I think we need (a), because not all terminal redraw systems
(curses-style libraries) will understand the Unicode flag glyph system
at all. So if a full-screen application genuinely wants to do a screen
redraw in which a flag changes to a different flag while keeping one
of its constituent letters the same (say, swapping between BA and CA,
or between AC and AD), then the redraw library might very well
implement that screen update by redrawing only the changed letter, and
we need not to corrupt the flag.
All of this is now implemented in terminal.c. The effect is that pairs
of RI characters are passed to the TermWin draw_text() method as if
they were a wide character with a combining mark: that is, you get a
two-character (or four-surrogate) string, with TATTR_COMBINING
indicating that it represents a single glyph, and ATTR_WIDE indicating
that that glyph occupies two character cells rather than one.
In GTK, that's enough to make flag display Just Work. But on
Windows (at least the Win10 machine I have to test on), that doesn't
make flags start working all by itself. But then, the rest of the new
emoji tests also look a bit confused on Windows too. Help would be
welcome from someone who knows how Windows emoji display is supposed
to work!
These samples all come from the 'emoji' parts of Unicode, although I
use the word a bit loosely because I'm not sure that flags count (they
have their own special system). But they're all things that ought to
display via a separate font, likely in colour.
The second line of this extra test already looks correct in PuTTY:
three code points each representing an emoji, for which wcwidth()
correctly reports that they occupy 2 cells each. On GTK, the emoji
even appear in colour; on Windows they come out in black and
white. (And I don't know what I can do to fix that; the problem is not
that I don't have any emoji font installed. I do.)
The first line consists of 'simpler' emoji in the sense of being more
common, but technically more complicated, because they're ordinary
Unicode characters such as U+2764 HEAVY BLACK HEART, modified into
emoji by U+FE0F VARIATION SELECTOR-16. This goes badly because
wcwidth() measures the primary character as having width 1 (which it
would do, by itself), and the variation selector as width 0 (also not
unreasonable), but the total is 1, where you'd like it to be 2. This
is also difficult to fix, because if we unilaterally changed it then
every curses-type library would mispredict the cursor position and
produce display corruption during partial screen redraws!

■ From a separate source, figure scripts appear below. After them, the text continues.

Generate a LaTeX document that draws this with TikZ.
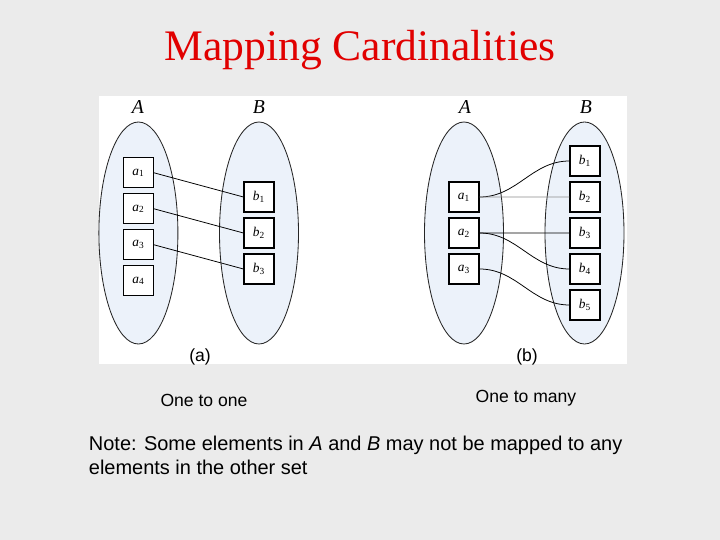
\documentclass[tikz,border=0pt]{standalone}
\usepackage{fontspec}
\setmainfont{Liberation Serif}
\setsansfont{Liberation Sans}
\usetikzlibrary{shapes.geometric, positioning, calc}

\definecolor{pagegray}{RGB}{235,235,235}
\definecolor{setblue}{RGB}{236,242,250}
\definecolor{titlered}{RGB}{225,0,0}

\begin{document}
\begin{tikzpicture}[
    setshape/.style={ellipse, draw=black!85, line width=0.6pt, fill=setblue, minimum width=1.975cm, minimum height=5.55cm, inner sep=0pt},
    elem/.style={rectangle, draw=black, line width=0.8pt, fill=white, minimum size=0.75cm, inner sep=0pt, font=\fontsize{9.5}{10}\selectfont},
    setlabel/.style={font=\fontsize{14}{16}\selectfont\itshape},
    caption/.style={font=\sffamily\fontsize{12.5}{14}\selectfont},
    notetext/.style={font=\sffamily\fontsize{14.2}{17}\selectfont, align=left},
    map/.style={line width=0.55pt, black},
    mapcurve/.style={map, out=0, in=180}
]

% Folie und Bildfeld
\useasboundingbox (0,0) rectangle (18,13.5);
\fill[pagegray] (0,0) rectangle (18,13.5);
\fill[white] (2.475,4.4) rectangle (15.675,11.1);

% Titel
\node[font=\fontsize{31}{36}\selectfont, text=titlered] (title) at (9,12.24) {Mapping Cardinalities};

% (a) Mengen
\node[setshape] (setA1) at (3.46,7.675) {};
\node[setshape] (setB1) at (6.475,7.675) {};
\node[setlabel] (labA1) at (3.45,10.83) {A};
\node[setlabel] (labB1) at (6.475,10.83) {B};

% (a) Elemente
\foreach \i in {1,...,4} {
    \node[elem] (oa\i) at (3.46,{9.18-0.9*(\i-1)}) {\textit{a}\textsubscript{\i}};
}
\foreach \i in {1,...,3} {
    \node[elem] (ob\i) at (6.475,{8.575-0.9*(\i-1)}) {\textit{b}\textsubscript{\i}};
}

% (b) Mengen
\node[setshape] (setA2) at (11.6,7.675) {};
\node[setshape] (setB2) at (14.6125,7.675) {};
\node[setlabel] (labA2) at (11.625,10.83) {A};
\node[setlabel] (labB2) at (14.65,10.83) {B};

% (b) Elemente
\foreach \i in {1,...,3} {
    \node[elem] (ma\i) at (11.6,{8.575-0.9*(\i-1)}) {\textit{a}\textsubscript{\i}};
}
\foreach \i in {1,...,5} {
    \node[elem] (mb\i) at (14.625,{9.475-0.9*(\i-1)}) {\textit{b}\textsubscript{\i}};
}

% Zuordnungen eins zu eins
\foreach \i in {1,...,3} {
    \draw[map] (oa\i.east) -- (ob\i.west);
}

% Zuordnungen eins zu viele
\draw[mapcurve] (ma1.east) to (mb1.west);
\draw[map, black!45] (ma1.east) -- (mb2.west);
\draw[map] (ma2.east) -- (mb3.west);
\draw[mapcurve] (ma2.east) to (mb4.west);
\draw[mapcurve] (ma3.east) to (mb5.west);

% Unterschriften
\node[font=\sffamily\fontsize{12.5}{14}\selectfont] (capa) at (5.0,4.575) {(a)};
\node[font=\sffamily\fontsize{12.5}{14}\selectfont] (capb) at (13.175,4.575) {(b)};
\node[caption] (onetoone) at (5.1,3.5) {One to one};
\node[caption] (onetomany) at (13.15,3.55) {One to many};

% Hinweis
\node[notetext, anchor=west] (note) at (2.1,2.125) {Note: Some elements in \textit{A} and \textit{B} may not be mapped to any\\elements in the other set};

\end{tikzpicture}
\end{document}
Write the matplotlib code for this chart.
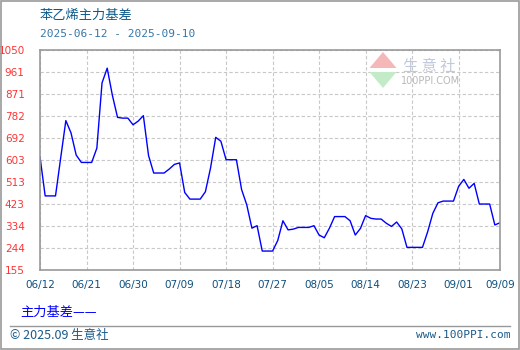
import numpy as np
import matplotlib.pyplot as plt
from matplotlib.patches import Rectangle, Polygon
from matplotlib.lines import Line2D

plt.rcParams['font.family'] = ['Noto Sans CJK SC', 'DejaVu Sans']

# daily values, 06/12 .. 09/09
basis = [615, 456, 456, 456, 610, 762, 712, 622, 592, 592,
         592, 650, 915, 975, 865, 775, 772, 772, 745, 760,
         782, 620, 549, 549, 549, 565, 584, 590, 470, 443,
         443, 443, 473, 570, 694, 678, 603, 603, 603, 482,
         420, 325, 335, 232, 232, 232, 275, 355, 318, 321,
         328, 328, 328, 335, 297, 286, 325, 372, 372, 372,
         355, 297, 324, 376, 365, 362, 362, 345, 332, 350,
         322, 247, 247, 247, 247, 310, 385, 428, 435, 435,
         435, 495, 523, 487, 507, 423, 423, 423, 338, 347]
xtick_labels = ['06/12', '06/21', '06/30', '07/09', '07/18', '07/27',
                '08/05', '08/14', '08/23', '09/01', '09/09']
ytick_labels = ['155', '244', '334', '423', '513', '603', '692',
                '782', '871', '961', '1050']

days = np.arange(len(basis))
xticks = [0, 9, 18, 27, 36, 45, 54, 63, 72, 81, 89]
yticks = 155 + 89.5 * np.arange(11)

fig = plt.figure(figsize=(5.2, 3.5), dpi=100)
ax = fig.add_axes([40/520, 80/350, 460/520, 220.3/350])

ax.plot(days, basis, color='#0000ff', lw=1.0)
ax.set_xlim(0, 89)
ax.set_ylim(155, 1050)
ax.set_xticks(xticks)
ax.set_xticklabels(xtick_labels, color='#0d4f7f', fontsize=7.5,
                   family='DejaVu Sans')
ax.set_yticks(yticks)
ax.set_yticklabels(ytick_labels, color='#ff3333', fontsize=7.5,
                   family='DejaVu Sans')
ax.tick_params(length=0, pad=7)
ax.tick_params(axis='y', pad=11)
ax.grid(color='#c8c8c8', ls=(0, (3, 2)), lw=0.8)
for s in ax.spines.values():
    s.set_color('#999999')
    s.set_linewidth(1.2)

# watermark
wm = fig.add_axes([368/520, 1 - 90/350, 30/520, 40/350])
wm.axis('off')
wm.set_xlim(0, 1)
wm.set_ylim(0, 1)
wm.add_patch(Polygon([[0.05, 0.55], [0.95, 0.55], [0.5, 0.95]],
                     color='#f4b8b8', lw=0))
wm.add_patch(Polygon([[0.05, 0.45], [0.95, 0.45], [0.5, 0.05]],
                     color='#c4ebc8', lw=0))
fig.text(403/520, 1 - 66/350, '生 意 社', fontsize=11, color='#c0c8dc',
         va='center')
fig.text(401/520, 1 - 81/350, '100PPI.COM', fontsize=7, color='#b8b8b8',
         va='center', family='DejaVu Sans')

# titles
fig.text(40/520, 1 - 15/350, '苯乙烯主力基差', fontsize=9.5,
         color='#0d5a8c', va='center')
fig.text(40/520, 1 - 34/350, '2025-06-12 - 2025-09-10', fontsize=8,
         color='#3577a8', va='center', family='DejaVu Sans Mono')

# legend
fig.text(20/520, 1 - 312/350, '主力基差——', fontsize=9.5,
         color='#0000ff', va='center')

# footer
fig.add_artist(Line2D([10/520, 510/520], [1 - 326/350, 1 - 326/350],
                      color='#999999', lw=1.0))
fig.text(10/520, 1 - 335/350, '© 2025.09 生意社', fontsize=9,
         color='#1a5a8a', va='center')
fig.text(510/520, 1 - 335/350, 'www.100PPI.com', fontsize=8,
         color='#1a5a8a', va='center', ha='right',
         family='DejaVu Sans Mono')

fig.add_artist(Rectangle((0.001, 0.002), 0.997, 0.996, fill=False,
                         ec='#999999', lw=1.2, transform=fig.transFigure))

fig.savefig('out.png', dpi=100, facecolor='white')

The third line uses a mechanism I've only found out about recently:
U+200D ZERO WIDTH JOINER glues together two code points that would
each be a valid emoji on its own, to make a single combined one. In
this case, WOMAN + PERSONAL COMPUTER ought to combine into a woman
using a computer. Again this doesn't work in PuTTY, which knows
nothing about ZWJ. But it comes out as expected in other tools viewing
this file, such as 'gedit', or Firefox.
The fourth line shows another complex emoji case: the WOMAN code point
is followed by U+1F3FB EMOJI MODIFIER FITZPATRICK TYPE-1-2, and
another one is followed by U+1F3FF EMOJI MODIFIER FITZPATRICK TYPE-6,
in each case selecting the woman's skin tone. PuTTY mishandles that
too, because it doesn't know that those should act as modifiers (again
because wcwidth gives them width 2 rather than 0), and so each one
occupies an extra two character cells.
And the last line contains some sample flags, each of which is
obtained by writing a 2-letter code for a country or region (here GB,
UA, EU) with each Latin letter replaced by the appropriate 'regional
indicator symbol letter' from the 26-code-point range U+1F1E6 to
U+1F1FF inclusive. PuTTY doesn't know anything about those either, but
they at least occupy the right number of cells if handled naïvely, so
_that_ one might be possible to fix!